In a hearing of the House Judiciary Committee on Wednesday, Wisconsin Rep. James Sensenbrenner blasted Deputy Attorney General James Cole for his department’s interpretation of Section 215 of the Patriot Act, which gives the government the ability to obtain business records relevant to an ongoing terrorism investigation.

“The ‘relevant’ standard was put in [as an] attempt to limit what the intelligence community could be able to get pursuant to Section 215,” Sensenbrenner said.

The congressman questioned the government’s claim that every phone call in the United States is relevant to a terrorism investigation, a contention they used to justify the collection of millions of personal cell phone records from Verizon.

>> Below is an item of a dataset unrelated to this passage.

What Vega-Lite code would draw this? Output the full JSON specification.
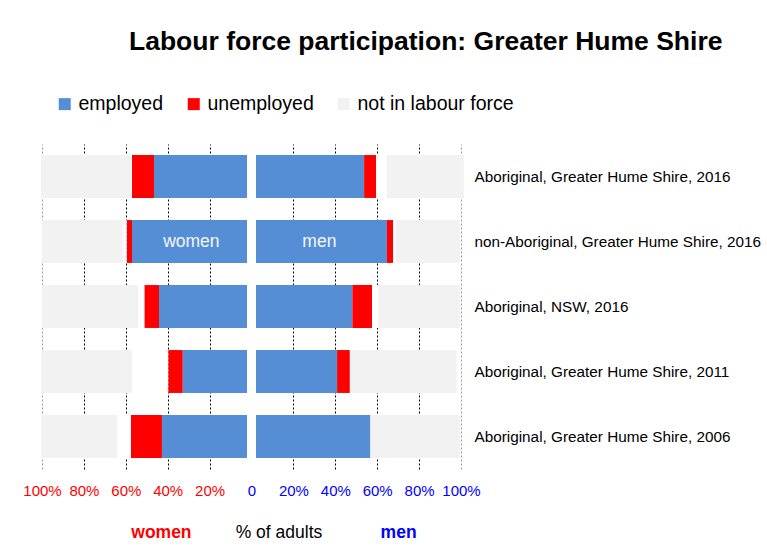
{
  "$schema": "https://vega.github.io/schema/vega-lite/v6.json",
  "padding": {"left": 22, "top": 28, "right": 0, "bottom": 0},
  "title": {
    "text": "Labour force participation: Greater Hume Shire",
    "font": "Liberation Sans",
    "fontSize": 26.5,
    "fontWeight": "bold",
    "color": "#000000",
    "anchor": "start",
    "frame": "group",
    "dx": 87,
    "offset": 39
  },
  "config": {
    "font": "Liberation Sans",
    "view": {"stroke": null}
  },
  "spacing": 25,
  "vconcat": [
    {
      "width": 419,
      "height": 325,
      "layer": [
        {
          "data": {
            "values": [
              {"row": "Aboriginal, Greater Hume Shire, 2016", "cat": "gap", "v": -2.15},
              {"row": "Aboriginal, Greater Hume Shire, 2016", "cat": "employed", "v": -44.4},
              {"row": "Aboriginal, Greater Hume Shire, 2016", "cat": "unemployed", "v": -10.5},
              {"row": "Aboriginal, Greater Hume Shire, 2016", "cat": "not stated", "v": -0.5},
              {"row": "Aboriginal, Greater Hume Shire, 2016", "cat": "not in labour force", "v": -43.0},
              {"row": "Aboriginal, Greater Hume Shire, 2016", "cat": "gap", "v": 2.15},
              {"row": "Aboriginal, Greater Hume Shire, 2016", "cat": "employed", "v": 51.6},
              {"row": "Aboriginal, Greater Hume Shire, 2016", "cat": "unemployed", "v": 5.7},
              {"row": "Aboriginal, Greater Hume Shire, 2016", "cat": "not stated", "v": 5.1},
              {"row": "Aboriginal, Greater Hume Shire, 2016", "cat": "not in labour force", "v": 36.8},

              {"row": "non-Aboriginal, Greater Hume Shire, 2016", "cat": "gap", "v": -2.15},
              {"row": "non-Aboriginal, Greater Hume Shire, 2016", "cat": "employed", "v": -54.9},
              {"row": "non-Aboriginal, Greater Hume Shire, 2016", "cat": "unemployed", "v": -2.5},
              {"row": "non-Aboriginal, Greater Hume Shire, 2016", "cat": "not stated", "v": -1.8},
              {"row": "non-Aboriginal, Greater Hume Shire, 2016", "cat": "not in labour force", "v": -38.7},
              {"row": "non-Aboriginal, Greater Hume Shire, 2016", "cat": "gap", "v": 2.15},
              {"row": "non-Aboriginal, Greater Hume Shire, 2016", "cat": "employed", "v": 62.5},
              {"row": "non-Aboriginal, Greater Hume Shire, 2016", "cat": "unemployed", "v": 3.0},
              {"row": "non-Aboriginal, Greater Hume Shire, 2016", "cat": "not stated", "v": 1.3},
              {"row": "non-Aboriginal, Greater Hume Shire, 2016", "cat": "not in labour force", "v": 30.5},

              {"row": "Aboriginal, NSW, 2016", "cat": "gap", "v": -2.15},
              {"row": "Aboriginal, NSW, 2016", "cat": "employed", "v": -42.0},
              {"row": "Aboriginal, NSW, 2016", "cat": "unemployed", "v": -7.0},
              {"row": "Aboriginal, NSW, 2016", "cat": "not stated", "v": -2.9},
              {"row": "Aboriginal, NSW, 2016", "cat": "not in labour force", "v": -46.0},
              {"row": "Aboriginal, NSW, 2016", "cat": "gap", "v": 2.15},
              {"row": "Aboriginal, NSW, 2016", "cat": "employed", "v": 46.0},
              {"row": "Aboriginal, NSW, 2016", "cat": "unemployed", "v": 9.4},
              {"row": "Aboriginal, NSW, 2016", "cat": "not stated", "v": 2.9},
              {"row": "Aboriginal, NSW, 2016", "cat": "not in labour force", "v": 39.1},

              {"row": "Aboriginal, Greater Hume Shire, 2011", "cat": "gap", "v": -2.15},
              {"row": "Aboriginal, Greater Hume Shire, 2011", "cat": "employed", "v": -30.7},
              {"row": "Aboriginal, Greater Hume Shire, 2011", "cat": "unemployed", "v": -6.9},
              {"row": "Aboriginal, Greater Hume Shire, 2011", "cat": "not stated", "v": -17.3},
              {"row": "Aboriginal, Greater Hume Shire, 2011", "cat": "not in labour force", "v": -43.4},
              {"row": "Aboriginal, Greater Hume Shire, 2011", "cat": "gap", "v": 2.15},
              {"row": "Aboriginal, Greater Hume Shire, 2011", "cat": "employed", "v": 38.7},
              {"row": "Aboriginal, Greater Hume Shire, 2011", "cat": "unemployed", "v": 6.1},
              {"row": "Aboriginal, Greater Hume Shire, 2011", "cat": "not stated", "v": 0},
              {"row": "Aboriginal, Greater Hume Shire, 2011", "cat": "not in labour force", "v": 51.0},

              {"row": "Aboriginal, Greater Hume Shire, 2006", "cat": "gap", "v": -2.15},
              {"row": "Aboriginal, Greater Hume Shire, 2006", "cat": "employed", "v": -40.6},
              {"row": "Aboriginal, Greater Hume Shire, 2006", "cat": "unemployed", "v": -14.8},
              {"row": "Aboriginal, Greater Hume Shire, 2006", "cat": "not stated", "v": -6.5},
              {"row": "Aboriginal, Greater Hume Shire, 2006", "cat": "not in labour force", "v": -36.4},
              {"row": "Aboriginal, Greater Hume Shire, 2006", "cat": "gap", "v": 2.15},
              {"row": "Aboriginal, Greater Hume Shire, 2006", "cat": "employed", "v": 54.6},
              {"row": "Aboriginal, Greater Hume Shire, 2006", "cat": "unemployed", "v": 0},
              {"row": "Aboriginal, Greater Hume Shire, 2006", "cat": "not stated", "v": 0},
              {"row": "Aboriginal, Greater Hume Shire, 2006", "cat": "not in labour force", "v": 42.8}
            ]
          },
          "transform": [
            {
              "lookup": "cat",
              "from": {
                "data": {"values": [
                  {"cat": "gap", "k": 0},
                  {"cat": "employed", "k": 1},
                  {"cat": "unemployed", "k": 2},
                  {"cat": "not stated", "k": 3},
                  {"cat": "not in labour force", "k": 4}
                ]},
                "key": "cat",
                "fields": ["k"]
              }
            }
          ],
          "mark": {"type": "bar"},
          "encoding": {
            "y": {
              "field": "row",
              "type": "nominal",
              "sort": [
                "Aboriginal, Greater Hume Shire, 2016",
                "non-Aboriginal, Greater Hume Shire, 2016",
                "Aboriginal, NSW, 2016",
                "Aboriginal, Greater Hume Shire, 2011",
                "Aboriginal, Greater Hume Shire, 2006"
              ],
              "scale": {"paddingInner": 0.34, "paddingOuter": 0.17},
              "axis": {
                "orient": "right",
                "title": null,
                "domain": false,
                "ticks": false,
                "grid": false,
                "labelPadding": 13,
                "labelFontSize": 15.3,
                "labelColor": "#000000",
                "labelFont": "Liberation Sans",
                "labelLimit": 400
              }
            },
            "x": {
              "field": "v",
              "type": "quantitative",
              "stack": "zero",
              "scale": {"domain": [-100, 100], "nice": false},
              "axis": {
                "values": [-100, -80, -60, -40, -20, 0, 20, 40, 60, 80, 100],
                "title": null,
                "domain": false,
                "ticks": false,
                "labelPadding": 14,
                "labelFontSize": 15,
                "labelFont": "Liberation Sans",
                "labelFlush": false,
                "labelOverlap": false,
                "labelExpr": "datum.value === 0 ? '0' : abs(datum.value) + '%'",
                "labelColor": {"condition": {"test": "datum.value < 0", "value": "#ff0000"}, "value": "#0000ff"},
                "grid": true,
                "gridDash": [2, 2],
                "gridWidth": 1,
                "gridColor": {"condition": [
                  {"test": "datum.value === 0", "value": "rgba(0,0,0,0)"},
                  {"test": "abs(datum.value) === 100", "value": "#999999"}
                ], "value": "#000000"}
              }
            },
            "order": {"field": "k", "type": "quantitative"},
            "color": {
              "field": "cat",
              "type": "nominal",
              "scale": {
                "domain": ["gap", "employed", "unemployed", "not stated", "not in labour force"],
                "range": ["#ffffff", "#558ed5", "#ff0000", "#ffffff", "#f2f2f2"]
              },
              "legend": {
                "values": ["employed", "unemployed", "not in labour force"],
                "title": null,
                "orient": "none",
                "legendX": 13,
                "legendY": -50,
                "direction": "horizontal",
                "symbolType": "square",
                "symbolSize": 144,
                "symbolStrokeWidth": 0,
                "labelFontSize": 19.5,
                "labelFont": "Liberation Sans",
                "labelColor": "#000000",
                "labelOffset": 4,
                "columnPadding": 20,
                "labelLimit": 300
              }
            }
          }
        },
        {
          "data": {"values": [{}]},
          "mark": {"type": "text", "color": "#f4f6ff", "fontSize": 17.5, "font": "Liberation Sans", "baseline": "middle", "align": "center"},
          "encoding": {
            "x": {"datum": -28.7, "type": "quantitative"},
            "y": {"datum": "non-Aboriginal, Greater Hume Shire, 2016", "type": "nominal"},
            "text": {"value": "women"}
          }
        },
        {
          "data": {"values": [{}]},
          "mark": {"type": "text", "color": "#f4f6ff", "fontSize": 17.5, "font": "Liberation Sans", "baseline": "middle", "align": "center"},
          "encoding": {
            "x": {"datum": 32.4, "type": "quantitative"},
            "y": {"datum": "non-Aboriginal, Greater Hume Shire, 2016", "type": "nominal"},
            "text": {"value": "men"}
          }
        }
      ]
    },
    {
      "width": 419,
      "height": 20,
      "layer": [
        {
          "data": {"values": [{}]},
          "mark": {"type": "text", "color": "#ff0000", "fontSize": 17.5, "fontWeight": "bold", "font": "Liberation Sans", "baseline": "middle", "align": "center"},
          "encoding": {
            "x": {"datum": -43, "type": "quantitative", "scale": {"domain": [-100, 100], "nice": false}, "axis": null},
            "text": {"value": "women"}
          }
        },
        {
          "data": {"values": [{}]},
          "mark": {"type": "text", "color": "#000000", "fontSize": 17.5, "font": "Liberation Sans", "baseline": "middle", "align": "center"},
          "encoding": {
            "x": {"datum": 13.1, "type": "quantitative"},
            "text": {"value": "% of adults"}
          }
        },
        {
          "data": {"values": [{}]},
          "mark": {"type": "text", "color": "#0000ff", "fontSize": 17.5, "fontWeight": "bold", "font": "Liberation Sans", "baseline": "middle", "align": "center"},
          "encoding": {
            "x": {"datum": 70.2, "type": "quantitative"},
            "text": {"value": "men"}
          }
        }
      ]
    }
  ]
}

“Doesn’t that make a mockery of the legal standard, because you’re trying to have it both ways?” he asked.

Cole attempted to mount a defense but was quickly cut off.

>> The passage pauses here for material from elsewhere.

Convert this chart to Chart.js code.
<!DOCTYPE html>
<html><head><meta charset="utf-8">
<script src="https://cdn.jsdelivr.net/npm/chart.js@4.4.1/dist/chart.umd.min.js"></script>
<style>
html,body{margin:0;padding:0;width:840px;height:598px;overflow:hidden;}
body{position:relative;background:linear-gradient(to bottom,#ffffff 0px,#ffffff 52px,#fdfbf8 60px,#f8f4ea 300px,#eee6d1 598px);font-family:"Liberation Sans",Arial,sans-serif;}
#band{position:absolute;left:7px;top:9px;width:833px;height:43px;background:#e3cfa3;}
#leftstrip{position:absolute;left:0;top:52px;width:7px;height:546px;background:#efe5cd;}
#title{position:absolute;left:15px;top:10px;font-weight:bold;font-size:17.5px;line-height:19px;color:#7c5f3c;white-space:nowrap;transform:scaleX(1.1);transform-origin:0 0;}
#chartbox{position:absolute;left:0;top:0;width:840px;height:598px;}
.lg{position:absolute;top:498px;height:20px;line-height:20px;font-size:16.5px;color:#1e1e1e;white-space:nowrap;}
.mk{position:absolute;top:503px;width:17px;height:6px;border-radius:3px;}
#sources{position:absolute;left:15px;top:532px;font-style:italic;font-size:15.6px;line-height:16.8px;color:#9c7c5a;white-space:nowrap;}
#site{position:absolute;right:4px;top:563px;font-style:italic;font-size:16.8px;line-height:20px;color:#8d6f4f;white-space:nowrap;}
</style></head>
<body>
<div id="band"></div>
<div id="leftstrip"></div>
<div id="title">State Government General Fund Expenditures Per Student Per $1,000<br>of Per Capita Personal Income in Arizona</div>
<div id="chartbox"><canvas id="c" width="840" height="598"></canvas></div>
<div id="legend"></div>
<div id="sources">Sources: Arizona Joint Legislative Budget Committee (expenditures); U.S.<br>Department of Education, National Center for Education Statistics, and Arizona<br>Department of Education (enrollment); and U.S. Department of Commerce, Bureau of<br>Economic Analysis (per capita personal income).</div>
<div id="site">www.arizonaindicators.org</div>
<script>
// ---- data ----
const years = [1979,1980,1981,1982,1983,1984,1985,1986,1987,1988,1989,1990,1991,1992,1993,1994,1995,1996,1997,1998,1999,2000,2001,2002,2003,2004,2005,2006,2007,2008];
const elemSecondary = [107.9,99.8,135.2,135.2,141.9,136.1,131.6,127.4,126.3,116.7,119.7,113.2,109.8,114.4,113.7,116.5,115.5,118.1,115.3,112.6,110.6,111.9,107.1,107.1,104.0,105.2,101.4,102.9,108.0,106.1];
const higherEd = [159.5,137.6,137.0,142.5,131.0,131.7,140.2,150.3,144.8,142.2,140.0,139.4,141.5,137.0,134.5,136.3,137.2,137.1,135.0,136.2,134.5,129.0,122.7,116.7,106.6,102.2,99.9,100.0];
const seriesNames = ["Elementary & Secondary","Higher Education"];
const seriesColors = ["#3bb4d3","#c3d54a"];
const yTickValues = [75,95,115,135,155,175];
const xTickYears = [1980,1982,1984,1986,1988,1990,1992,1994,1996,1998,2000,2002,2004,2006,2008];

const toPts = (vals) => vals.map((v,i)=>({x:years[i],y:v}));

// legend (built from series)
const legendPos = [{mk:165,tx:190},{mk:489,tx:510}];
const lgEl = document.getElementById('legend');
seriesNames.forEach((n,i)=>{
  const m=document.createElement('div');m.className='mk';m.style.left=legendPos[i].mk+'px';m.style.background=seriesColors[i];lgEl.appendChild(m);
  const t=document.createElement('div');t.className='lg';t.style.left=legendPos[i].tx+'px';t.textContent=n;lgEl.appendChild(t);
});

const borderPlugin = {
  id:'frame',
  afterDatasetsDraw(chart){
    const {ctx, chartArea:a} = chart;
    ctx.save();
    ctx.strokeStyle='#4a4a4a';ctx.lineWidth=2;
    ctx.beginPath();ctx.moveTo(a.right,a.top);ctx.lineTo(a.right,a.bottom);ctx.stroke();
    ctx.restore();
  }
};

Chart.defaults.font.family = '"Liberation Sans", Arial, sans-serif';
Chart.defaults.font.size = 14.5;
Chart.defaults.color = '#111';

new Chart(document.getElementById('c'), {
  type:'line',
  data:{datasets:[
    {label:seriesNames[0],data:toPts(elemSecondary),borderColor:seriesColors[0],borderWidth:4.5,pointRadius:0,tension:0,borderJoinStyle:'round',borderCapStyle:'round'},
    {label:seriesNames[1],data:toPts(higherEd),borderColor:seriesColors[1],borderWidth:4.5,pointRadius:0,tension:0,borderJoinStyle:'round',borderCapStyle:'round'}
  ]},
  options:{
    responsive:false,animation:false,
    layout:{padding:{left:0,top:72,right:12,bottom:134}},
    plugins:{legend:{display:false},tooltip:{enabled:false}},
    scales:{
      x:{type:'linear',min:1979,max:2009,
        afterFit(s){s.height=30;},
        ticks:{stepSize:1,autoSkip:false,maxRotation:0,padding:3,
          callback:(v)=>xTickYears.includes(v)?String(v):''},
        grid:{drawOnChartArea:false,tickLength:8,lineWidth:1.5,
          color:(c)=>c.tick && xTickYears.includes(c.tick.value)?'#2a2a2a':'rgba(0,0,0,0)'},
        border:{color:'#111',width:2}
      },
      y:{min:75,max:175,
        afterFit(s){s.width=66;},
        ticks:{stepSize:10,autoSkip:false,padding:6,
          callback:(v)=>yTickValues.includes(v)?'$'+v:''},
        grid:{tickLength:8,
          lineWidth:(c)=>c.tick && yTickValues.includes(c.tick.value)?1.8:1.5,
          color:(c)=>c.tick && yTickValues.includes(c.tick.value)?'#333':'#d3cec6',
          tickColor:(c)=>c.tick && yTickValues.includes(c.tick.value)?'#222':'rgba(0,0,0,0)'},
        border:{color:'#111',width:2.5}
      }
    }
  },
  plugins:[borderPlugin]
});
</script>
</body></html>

“You sure are,” the congressman continued, “because you’re saying ‘Have the court authorize to get us the records of all the phone calls that are made to and from phones in the United States,’ including people who have nothing to do with any type of a terrorist investigation, and then what you’re saying is ‘We’ll decide what to pick out of that massive — maybe a billion phone calls a day — on what we’re looking at,’ rather than saying ‘This person is a target.'”

“Why don’t you get an authorization for only that person’s telephone records?” he finished testily.

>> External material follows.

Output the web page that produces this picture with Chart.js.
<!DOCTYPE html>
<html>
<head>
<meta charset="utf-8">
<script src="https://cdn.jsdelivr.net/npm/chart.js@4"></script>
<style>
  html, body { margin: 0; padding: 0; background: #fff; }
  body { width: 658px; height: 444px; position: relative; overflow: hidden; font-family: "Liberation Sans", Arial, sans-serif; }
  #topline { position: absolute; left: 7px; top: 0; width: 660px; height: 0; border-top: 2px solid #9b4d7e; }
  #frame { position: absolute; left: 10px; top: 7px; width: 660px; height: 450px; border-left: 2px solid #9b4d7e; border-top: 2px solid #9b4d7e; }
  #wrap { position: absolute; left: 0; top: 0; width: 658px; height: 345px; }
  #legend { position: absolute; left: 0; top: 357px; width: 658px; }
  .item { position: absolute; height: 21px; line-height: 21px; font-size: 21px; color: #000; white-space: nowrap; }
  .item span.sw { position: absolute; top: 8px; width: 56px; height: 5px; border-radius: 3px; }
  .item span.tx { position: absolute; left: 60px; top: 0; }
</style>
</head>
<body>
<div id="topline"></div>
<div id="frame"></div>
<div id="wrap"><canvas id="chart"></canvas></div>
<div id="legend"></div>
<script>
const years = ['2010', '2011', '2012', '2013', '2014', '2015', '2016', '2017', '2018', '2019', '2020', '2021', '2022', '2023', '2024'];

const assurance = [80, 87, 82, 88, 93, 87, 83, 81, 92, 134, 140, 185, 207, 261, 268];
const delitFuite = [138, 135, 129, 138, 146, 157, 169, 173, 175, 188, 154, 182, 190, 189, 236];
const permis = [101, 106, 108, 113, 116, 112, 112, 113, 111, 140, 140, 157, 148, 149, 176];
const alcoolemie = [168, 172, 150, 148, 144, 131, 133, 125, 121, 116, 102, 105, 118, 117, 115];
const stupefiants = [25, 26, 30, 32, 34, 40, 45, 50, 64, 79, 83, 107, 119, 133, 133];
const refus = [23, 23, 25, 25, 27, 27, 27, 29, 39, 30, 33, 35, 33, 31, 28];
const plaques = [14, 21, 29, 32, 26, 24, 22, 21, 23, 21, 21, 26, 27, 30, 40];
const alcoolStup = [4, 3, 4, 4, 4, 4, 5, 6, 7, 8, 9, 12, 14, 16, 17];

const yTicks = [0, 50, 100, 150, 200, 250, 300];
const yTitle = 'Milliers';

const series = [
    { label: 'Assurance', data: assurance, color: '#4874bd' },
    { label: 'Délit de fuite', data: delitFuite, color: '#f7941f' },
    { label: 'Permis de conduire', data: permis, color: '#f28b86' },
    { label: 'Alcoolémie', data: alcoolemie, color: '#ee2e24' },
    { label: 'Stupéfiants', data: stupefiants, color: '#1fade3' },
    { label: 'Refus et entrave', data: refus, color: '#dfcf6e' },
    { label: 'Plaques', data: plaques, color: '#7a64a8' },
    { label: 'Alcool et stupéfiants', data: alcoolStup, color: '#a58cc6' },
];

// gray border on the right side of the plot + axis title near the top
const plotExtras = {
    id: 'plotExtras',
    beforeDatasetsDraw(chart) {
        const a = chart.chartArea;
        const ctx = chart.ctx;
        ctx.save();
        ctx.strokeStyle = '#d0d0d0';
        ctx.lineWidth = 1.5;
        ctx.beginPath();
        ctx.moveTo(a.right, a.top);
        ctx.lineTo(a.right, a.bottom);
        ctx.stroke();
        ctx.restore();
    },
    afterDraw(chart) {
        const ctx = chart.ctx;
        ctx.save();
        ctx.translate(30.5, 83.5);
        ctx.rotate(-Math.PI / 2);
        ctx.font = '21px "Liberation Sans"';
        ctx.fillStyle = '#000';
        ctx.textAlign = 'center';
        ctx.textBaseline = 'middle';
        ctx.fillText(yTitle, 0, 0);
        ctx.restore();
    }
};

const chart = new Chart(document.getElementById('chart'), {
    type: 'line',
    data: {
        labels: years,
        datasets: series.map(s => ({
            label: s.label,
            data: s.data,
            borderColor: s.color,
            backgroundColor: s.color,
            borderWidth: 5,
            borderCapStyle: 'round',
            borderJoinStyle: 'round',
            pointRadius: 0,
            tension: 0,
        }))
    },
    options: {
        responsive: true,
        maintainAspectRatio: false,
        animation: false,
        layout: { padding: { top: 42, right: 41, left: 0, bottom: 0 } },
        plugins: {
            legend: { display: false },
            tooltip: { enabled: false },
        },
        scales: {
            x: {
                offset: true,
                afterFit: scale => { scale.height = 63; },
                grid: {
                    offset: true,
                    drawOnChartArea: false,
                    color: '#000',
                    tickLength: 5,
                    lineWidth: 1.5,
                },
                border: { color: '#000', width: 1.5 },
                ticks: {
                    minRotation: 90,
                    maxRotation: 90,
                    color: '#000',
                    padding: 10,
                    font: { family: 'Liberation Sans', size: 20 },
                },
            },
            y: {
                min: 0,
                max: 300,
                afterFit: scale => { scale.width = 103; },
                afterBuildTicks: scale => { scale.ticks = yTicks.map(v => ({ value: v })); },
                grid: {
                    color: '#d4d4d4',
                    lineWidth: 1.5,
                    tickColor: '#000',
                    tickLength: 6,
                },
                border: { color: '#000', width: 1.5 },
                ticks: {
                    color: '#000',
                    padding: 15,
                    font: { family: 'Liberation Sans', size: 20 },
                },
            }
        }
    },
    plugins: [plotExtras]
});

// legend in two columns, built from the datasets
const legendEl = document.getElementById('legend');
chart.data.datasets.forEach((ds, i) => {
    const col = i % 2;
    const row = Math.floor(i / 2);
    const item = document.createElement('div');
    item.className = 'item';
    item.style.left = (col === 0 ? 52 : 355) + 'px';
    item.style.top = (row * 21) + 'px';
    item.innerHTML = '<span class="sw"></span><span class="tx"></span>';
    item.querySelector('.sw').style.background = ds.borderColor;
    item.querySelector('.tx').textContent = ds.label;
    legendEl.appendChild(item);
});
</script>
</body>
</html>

Sensenbrenner took Cole to task for a Justice Department letter that claimed Section 215 allowed for the storage of billions of phone records, even though the DOJ’s own letter states that “most of the records in the data set are not associated with terrorist activity.”

The lawmaker threatened that unless the government began interpreting the Patriot Act in the manner Congress intended, lawmakers would move to rescind the government’s authority to collect those records altogether.

“Section 215 expires at the end of 2015,” he said. “Unless you realize you’ve got a problem, this is not going to be renewed.”

Sensenbrenner was once one of the most ardent defenders of the Patriot Act and government surveillance.

“This law has not trampled on anybody’s civil rights,” he said on the House floor in 2011. “Where there was a constitutional problem with Section 215, it was fixed in the reauthorization.”

“I’m getting a little bit irritated at the scaremongering that has been going on about this law when no provision has been held unconstitutional by a court,” he concluded at the time.